(Plotting code records)
- - - - - - -
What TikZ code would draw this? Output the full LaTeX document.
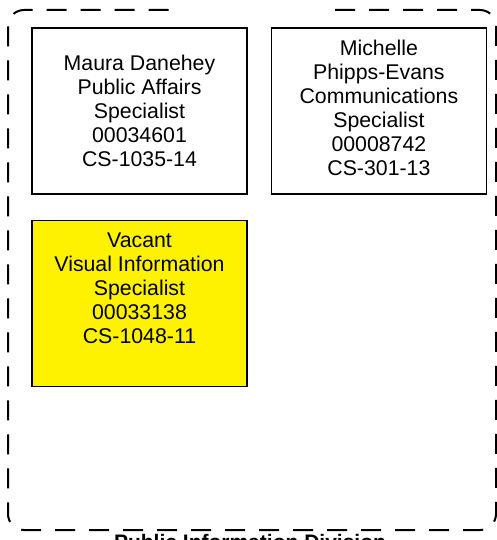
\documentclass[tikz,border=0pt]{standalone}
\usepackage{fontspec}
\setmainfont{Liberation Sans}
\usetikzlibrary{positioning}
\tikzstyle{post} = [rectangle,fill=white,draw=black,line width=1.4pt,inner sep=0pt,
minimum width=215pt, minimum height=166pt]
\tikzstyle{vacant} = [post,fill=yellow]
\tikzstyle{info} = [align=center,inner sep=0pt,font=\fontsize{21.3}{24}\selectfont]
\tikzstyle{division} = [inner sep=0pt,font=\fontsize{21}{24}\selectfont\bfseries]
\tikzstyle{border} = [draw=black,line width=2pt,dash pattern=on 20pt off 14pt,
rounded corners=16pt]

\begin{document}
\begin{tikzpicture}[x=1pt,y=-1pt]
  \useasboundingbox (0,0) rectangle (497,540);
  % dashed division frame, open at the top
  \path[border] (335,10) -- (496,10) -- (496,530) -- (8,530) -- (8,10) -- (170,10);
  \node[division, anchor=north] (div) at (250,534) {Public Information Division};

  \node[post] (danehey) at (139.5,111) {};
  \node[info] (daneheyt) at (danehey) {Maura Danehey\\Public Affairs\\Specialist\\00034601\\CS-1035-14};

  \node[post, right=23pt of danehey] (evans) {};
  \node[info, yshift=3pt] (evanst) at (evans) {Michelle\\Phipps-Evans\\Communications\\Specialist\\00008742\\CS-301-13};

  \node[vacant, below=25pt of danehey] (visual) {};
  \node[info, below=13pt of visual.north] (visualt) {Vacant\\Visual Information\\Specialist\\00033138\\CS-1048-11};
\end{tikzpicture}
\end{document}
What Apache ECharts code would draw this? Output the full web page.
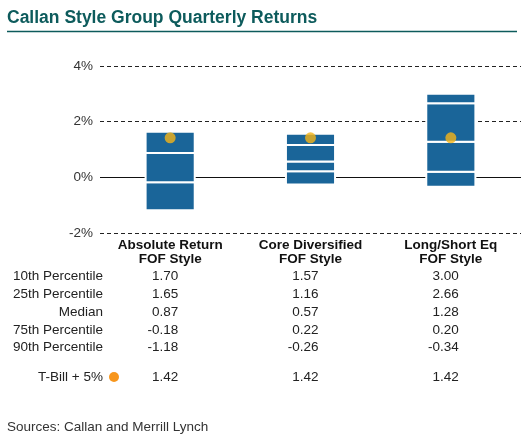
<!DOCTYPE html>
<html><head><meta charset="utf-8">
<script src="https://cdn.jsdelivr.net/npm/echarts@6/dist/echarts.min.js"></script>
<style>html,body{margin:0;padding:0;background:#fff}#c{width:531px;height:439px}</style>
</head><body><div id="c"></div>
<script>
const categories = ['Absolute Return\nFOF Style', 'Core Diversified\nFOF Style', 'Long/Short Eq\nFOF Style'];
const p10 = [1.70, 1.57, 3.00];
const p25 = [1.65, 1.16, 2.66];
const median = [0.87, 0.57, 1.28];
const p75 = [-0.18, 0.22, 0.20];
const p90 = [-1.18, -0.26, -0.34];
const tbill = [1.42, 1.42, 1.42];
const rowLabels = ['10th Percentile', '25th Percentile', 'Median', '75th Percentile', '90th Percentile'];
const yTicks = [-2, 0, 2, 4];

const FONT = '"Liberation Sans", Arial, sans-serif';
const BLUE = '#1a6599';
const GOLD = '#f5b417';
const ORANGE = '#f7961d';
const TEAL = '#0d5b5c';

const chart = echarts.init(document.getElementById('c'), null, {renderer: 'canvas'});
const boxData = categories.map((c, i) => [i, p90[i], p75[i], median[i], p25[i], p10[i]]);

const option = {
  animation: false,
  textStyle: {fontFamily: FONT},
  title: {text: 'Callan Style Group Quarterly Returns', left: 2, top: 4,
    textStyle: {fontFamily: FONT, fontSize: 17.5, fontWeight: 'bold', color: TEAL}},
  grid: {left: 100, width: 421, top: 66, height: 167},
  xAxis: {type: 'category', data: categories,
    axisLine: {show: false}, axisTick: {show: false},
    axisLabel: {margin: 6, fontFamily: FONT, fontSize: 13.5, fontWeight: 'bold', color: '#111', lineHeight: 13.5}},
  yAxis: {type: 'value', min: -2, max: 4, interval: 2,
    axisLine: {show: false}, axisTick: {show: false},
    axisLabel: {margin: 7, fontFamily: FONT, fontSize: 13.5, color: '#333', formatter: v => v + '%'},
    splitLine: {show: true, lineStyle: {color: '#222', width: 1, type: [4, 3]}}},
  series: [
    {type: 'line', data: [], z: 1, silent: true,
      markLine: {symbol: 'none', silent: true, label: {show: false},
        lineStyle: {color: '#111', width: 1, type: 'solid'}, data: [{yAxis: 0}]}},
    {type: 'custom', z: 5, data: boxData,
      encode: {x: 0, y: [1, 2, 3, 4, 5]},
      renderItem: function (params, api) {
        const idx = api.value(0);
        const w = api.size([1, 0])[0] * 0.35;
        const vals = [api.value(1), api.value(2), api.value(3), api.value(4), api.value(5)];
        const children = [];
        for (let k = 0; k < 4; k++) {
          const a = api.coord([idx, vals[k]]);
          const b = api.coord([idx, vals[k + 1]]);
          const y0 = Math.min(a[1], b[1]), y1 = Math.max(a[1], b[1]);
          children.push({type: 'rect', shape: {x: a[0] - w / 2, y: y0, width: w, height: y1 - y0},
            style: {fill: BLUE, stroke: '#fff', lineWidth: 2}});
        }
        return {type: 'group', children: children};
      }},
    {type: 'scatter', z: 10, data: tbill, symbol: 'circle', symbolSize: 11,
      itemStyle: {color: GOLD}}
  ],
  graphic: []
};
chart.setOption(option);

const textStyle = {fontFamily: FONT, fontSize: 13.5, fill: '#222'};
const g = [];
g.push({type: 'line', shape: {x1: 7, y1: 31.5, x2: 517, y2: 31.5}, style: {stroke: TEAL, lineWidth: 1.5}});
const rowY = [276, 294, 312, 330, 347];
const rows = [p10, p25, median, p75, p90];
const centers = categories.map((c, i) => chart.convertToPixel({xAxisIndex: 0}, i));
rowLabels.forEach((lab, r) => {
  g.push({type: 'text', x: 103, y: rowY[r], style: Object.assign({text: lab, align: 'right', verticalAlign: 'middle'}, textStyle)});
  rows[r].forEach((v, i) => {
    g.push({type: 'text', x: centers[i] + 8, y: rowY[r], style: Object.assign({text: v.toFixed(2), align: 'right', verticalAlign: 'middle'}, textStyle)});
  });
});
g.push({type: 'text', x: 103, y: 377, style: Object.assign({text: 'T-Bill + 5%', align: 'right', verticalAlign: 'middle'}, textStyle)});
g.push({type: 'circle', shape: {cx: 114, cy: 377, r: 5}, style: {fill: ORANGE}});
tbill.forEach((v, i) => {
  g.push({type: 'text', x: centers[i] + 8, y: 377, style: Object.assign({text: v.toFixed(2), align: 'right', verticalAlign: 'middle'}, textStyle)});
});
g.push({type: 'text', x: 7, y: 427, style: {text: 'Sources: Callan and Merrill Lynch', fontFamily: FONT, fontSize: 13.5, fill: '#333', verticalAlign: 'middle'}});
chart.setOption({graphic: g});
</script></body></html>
- - - - - - -
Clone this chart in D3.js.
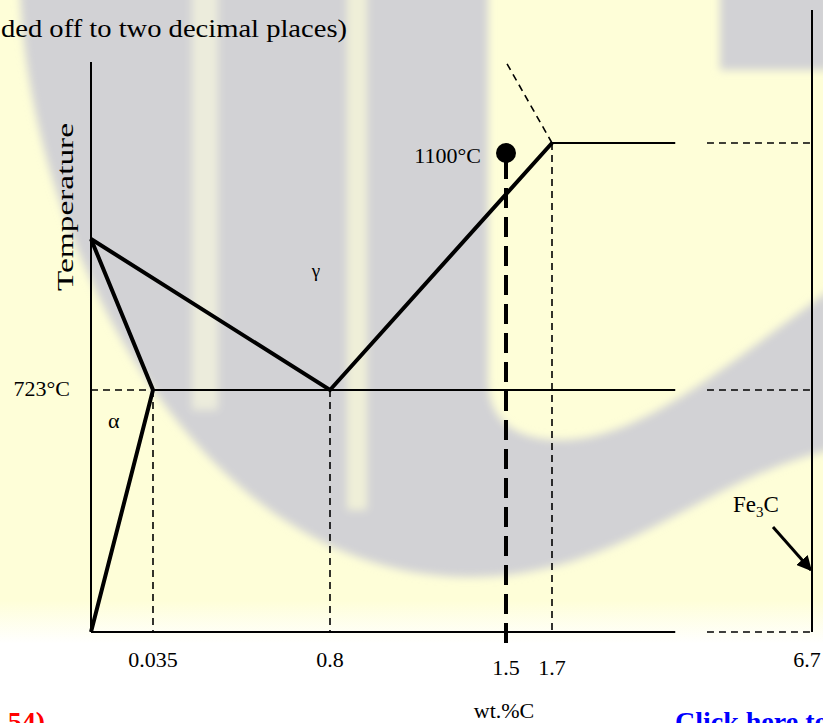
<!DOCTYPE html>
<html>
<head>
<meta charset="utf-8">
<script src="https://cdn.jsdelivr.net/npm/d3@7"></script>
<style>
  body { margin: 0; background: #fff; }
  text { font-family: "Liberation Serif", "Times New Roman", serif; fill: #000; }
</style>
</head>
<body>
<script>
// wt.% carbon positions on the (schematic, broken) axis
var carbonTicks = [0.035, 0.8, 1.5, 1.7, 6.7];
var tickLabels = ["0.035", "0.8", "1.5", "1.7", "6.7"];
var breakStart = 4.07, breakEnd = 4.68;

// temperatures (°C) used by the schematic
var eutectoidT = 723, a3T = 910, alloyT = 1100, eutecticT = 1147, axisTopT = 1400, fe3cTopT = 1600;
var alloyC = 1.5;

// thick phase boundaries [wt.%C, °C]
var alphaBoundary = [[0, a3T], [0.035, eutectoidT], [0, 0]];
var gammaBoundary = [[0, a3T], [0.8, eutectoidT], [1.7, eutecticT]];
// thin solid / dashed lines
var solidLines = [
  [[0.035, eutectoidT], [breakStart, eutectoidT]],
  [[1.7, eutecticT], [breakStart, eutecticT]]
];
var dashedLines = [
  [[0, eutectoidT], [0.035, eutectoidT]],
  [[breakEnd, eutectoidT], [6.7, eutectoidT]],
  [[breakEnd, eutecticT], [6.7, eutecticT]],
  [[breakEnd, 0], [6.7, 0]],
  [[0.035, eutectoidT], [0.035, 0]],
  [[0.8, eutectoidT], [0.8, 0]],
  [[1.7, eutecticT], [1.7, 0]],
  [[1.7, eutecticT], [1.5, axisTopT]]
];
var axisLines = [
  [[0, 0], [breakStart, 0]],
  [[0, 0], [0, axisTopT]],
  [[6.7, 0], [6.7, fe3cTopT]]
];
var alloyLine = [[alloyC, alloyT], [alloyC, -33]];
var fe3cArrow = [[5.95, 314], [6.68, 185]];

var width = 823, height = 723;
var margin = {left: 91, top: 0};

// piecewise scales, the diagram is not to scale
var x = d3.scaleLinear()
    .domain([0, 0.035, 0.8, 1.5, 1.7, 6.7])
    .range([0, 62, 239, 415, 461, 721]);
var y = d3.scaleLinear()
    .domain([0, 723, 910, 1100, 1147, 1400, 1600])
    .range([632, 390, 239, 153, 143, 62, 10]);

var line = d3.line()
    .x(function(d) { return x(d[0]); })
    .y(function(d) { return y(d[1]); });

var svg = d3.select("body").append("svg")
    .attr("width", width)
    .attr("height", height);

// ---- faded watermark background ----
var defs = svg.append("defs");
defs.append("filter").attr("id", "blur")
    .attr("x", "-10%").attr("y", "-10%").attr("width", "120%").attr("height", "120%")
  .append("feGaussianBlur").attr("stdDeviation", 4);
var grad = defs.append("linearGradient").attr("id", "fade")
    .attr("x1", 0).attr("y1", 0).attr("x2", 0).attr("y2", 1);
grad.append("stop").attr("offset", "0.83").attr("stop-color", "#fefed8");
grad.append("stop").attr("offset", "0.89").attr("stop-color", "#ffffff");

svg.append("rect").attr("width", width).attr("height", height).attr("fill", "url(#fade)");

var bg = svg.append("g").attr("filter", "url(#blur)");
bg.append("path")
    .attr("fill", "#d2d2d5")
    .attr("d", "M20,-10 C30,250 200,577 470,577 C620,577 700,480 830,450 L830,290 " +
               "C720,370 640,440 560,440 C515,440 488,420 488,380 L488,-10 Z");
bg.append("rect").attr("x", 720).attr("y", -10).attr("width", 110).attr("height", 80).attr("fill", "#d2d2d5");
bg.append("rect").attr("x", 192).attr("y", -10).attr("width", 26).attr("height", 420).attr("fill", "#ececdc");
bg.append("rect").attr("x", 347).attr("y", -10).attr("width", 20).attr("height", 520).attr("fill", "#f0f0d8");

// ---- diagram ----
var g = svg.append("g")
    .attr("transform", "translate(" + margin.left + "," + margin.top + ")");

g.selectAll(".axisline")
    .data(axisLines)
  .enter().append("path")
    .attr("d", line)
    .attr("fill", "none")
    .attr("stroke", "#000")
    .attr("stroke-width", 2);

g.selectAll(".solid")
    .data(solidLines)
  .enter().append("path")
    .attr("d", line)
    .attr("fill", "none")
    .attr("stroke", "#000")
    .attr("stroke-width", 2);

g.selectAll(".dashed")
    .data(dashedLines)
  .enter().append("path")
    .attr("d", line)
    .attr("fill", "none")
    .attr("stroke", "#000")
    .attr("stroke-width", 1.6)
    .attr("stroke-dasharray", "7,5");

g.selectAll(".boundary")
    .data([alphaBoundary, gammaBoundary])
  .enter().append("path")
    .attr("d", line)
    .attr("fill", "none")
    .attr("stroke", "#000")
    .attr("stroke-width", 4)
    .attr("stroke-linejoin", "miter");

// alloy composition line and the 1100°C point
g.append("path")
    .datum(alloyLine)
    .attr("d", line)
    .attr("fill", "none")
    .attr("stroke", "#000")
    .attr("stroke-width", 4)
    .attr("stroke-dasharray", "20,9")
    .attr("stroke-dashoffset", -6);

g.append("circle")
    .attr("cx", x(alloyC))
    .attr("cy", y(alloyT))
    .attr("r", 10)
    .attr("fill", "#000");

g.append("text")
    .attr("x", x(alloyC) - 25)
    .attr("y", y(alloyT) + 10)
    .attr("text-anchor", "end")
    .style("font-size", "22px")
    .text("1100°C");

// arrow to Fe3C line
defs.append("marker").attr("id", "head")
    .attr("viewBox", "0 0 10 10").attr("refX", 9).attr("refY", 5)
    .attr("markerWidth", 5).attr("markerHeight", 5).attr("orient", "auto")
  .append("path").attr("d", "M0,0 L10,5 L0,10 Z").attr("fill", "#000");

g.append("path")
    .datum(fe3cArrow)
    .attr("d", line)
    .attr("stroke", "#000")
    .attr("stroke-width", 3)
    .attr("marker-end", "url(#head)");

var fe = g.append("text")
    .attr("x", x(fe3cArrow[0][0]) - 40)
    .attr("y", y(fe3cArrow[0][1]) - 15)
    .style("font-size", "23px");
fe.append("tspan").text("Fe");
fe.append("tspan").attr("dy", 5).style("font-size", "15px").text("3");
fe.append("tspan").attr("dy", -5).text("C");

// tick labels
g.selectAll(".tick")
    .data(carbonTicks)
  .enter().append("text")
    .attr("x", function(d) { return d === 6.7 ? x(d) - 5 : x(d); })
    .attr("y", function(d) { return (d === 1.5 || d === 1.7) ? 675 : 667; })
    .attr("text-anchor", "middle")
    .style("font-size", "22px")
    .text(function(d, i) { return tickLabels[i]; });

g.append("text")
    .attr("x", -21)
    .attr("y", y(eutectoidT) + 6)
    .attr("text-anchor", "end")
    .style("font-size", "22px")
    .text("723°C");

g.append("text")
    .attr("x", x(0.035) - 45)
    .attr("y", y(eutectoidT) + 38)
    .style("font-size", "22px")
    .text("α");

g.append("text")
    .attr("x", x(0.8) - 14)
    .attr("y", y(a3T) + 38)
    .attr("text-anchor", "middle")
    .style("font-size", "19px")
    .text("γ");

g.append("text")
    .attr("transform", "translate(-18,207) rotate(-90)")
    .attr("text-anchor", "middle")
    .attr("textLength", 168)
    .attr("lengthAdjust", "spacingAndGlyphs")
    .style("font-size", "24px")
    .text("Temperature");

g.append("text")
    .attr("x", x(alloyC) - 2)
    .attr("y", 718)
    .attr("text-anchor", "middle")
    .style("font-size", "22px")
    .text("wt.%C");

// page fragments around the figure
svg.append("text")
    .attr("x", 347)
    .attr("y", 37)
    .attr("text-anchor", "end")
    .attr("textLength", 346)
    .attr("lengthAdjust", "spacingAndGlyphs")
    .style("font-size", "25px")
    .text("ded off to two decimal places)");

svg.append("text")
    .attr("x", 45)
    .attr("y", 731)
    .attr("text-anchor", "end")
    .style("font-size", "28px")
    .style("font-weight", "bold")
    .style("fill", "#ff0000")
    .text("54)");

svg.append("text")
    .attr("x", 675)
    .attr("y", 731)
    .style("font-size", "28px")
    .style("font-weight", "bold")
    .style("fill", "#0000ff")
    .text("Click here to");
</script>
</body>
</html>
- - - - - - -
• **What is needed**: Output word for word the lines running from the one containing "Clone this chart in D3.js." to the one containing "var alloyC = 1.5;", both included, leaving out the pictures.

• **Worked answer**:
Clone this chart in D3.js.
<!DOCTYPE html>
<html>
<head>
<meta charset="utf-8">
<script src="https://cdn.jsdelivr.net/npm/d3@7"></script>
<style>
  body { margin: 0; background: #fff; }
  text { font-family: "Liberation Serif", "Times New Roman", serif; fill: #000; }
</style>
</head>
<body>
<script>
// wt.% carbon positions on the (schematic, broken) axis
var carbonTicks = [0.035, 0.8, 1.5, 1.7, 6.7];
var tickLabels = ["0.035", "0.8", "1.5", "1.7", "6.7"];
var breakStart = 4.07, breakEnd = 4.68;

// temperatures (°C) used by the schematic
var eutectoidT = 723, a3T = 910, alloyT = 1100, eutecticT = 1147, axisTopT = 1400, fe3cTopT = 1600;
var alloyC = 1.5;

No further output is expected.